With this change, you can include a query such as year:2020 work from home
to see results from the requested year only. The query can include the two filters as well, for example year:2020 category:teams work from home
.
The match-all query
Before moving on to a new topic, try entering only a filter in the search query text field, for example category:github
. Unfortunately this does not return any results, but the expected behavior in this case would be to receive all the results that match the requested category.
What happens is that the extract_filters()
function returns a tuple with the filter(s) in the first element and an empty query string in the second element. The multi_match
query receives the empty string, and returns an empty list of results, because nothing matches an empty string.
To address this special case, the multi_match
query can be replaced with match_all
when the search text is empty. The version of the handle_search()

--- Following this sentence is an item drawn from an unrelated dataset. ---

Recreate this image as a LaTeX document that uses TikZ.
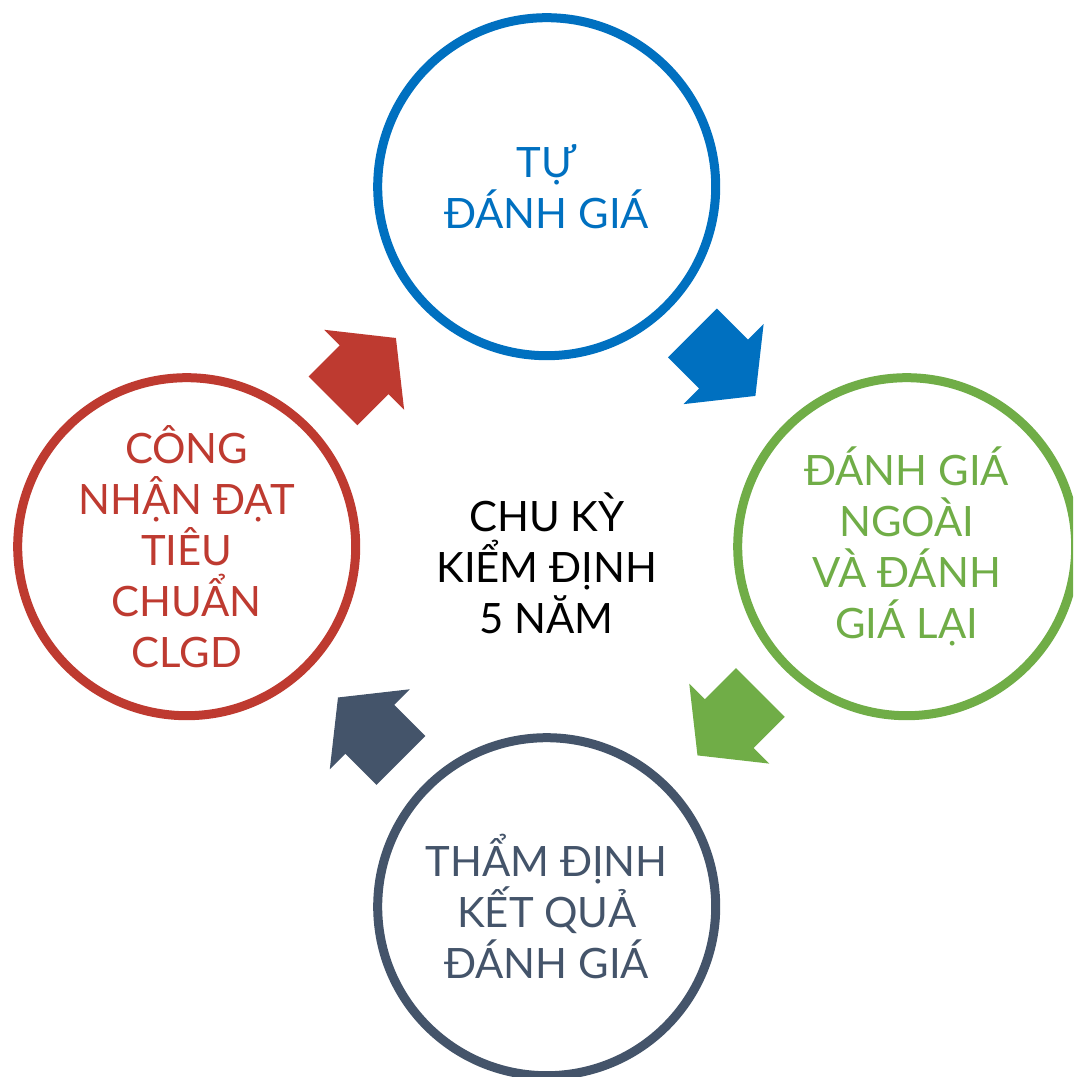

function below adds logic to do this. Update the function in app.py.
@app.post('/')
def handle_search():
query = request.form.get('query', '')
filters, parsed_query = extract_filters(query)
from_ = request.form.get('from_', type=int, default=0)
if parsed_query:
search_query = {
'must': {
'multi_match': {
'query': parsed_query,
'fields': ['name', 'summary', 'content'],
}
}
}
else:
search_query = {
'must': {
'match_all': {}
}
}
results = es.search(
query={
'bool': {
**search_query,
**filters
}
},
size=5,
from_=from_
)
return render_template('index.html', results=results['hits']['hits'],
query=query, from_=from_,
total=results['hits']['total']['value'])
With this version, you can ask for all the documents that match a category. Note how all the results that are returned come back with the same score of 1.0, because there are no search terms to compute scores.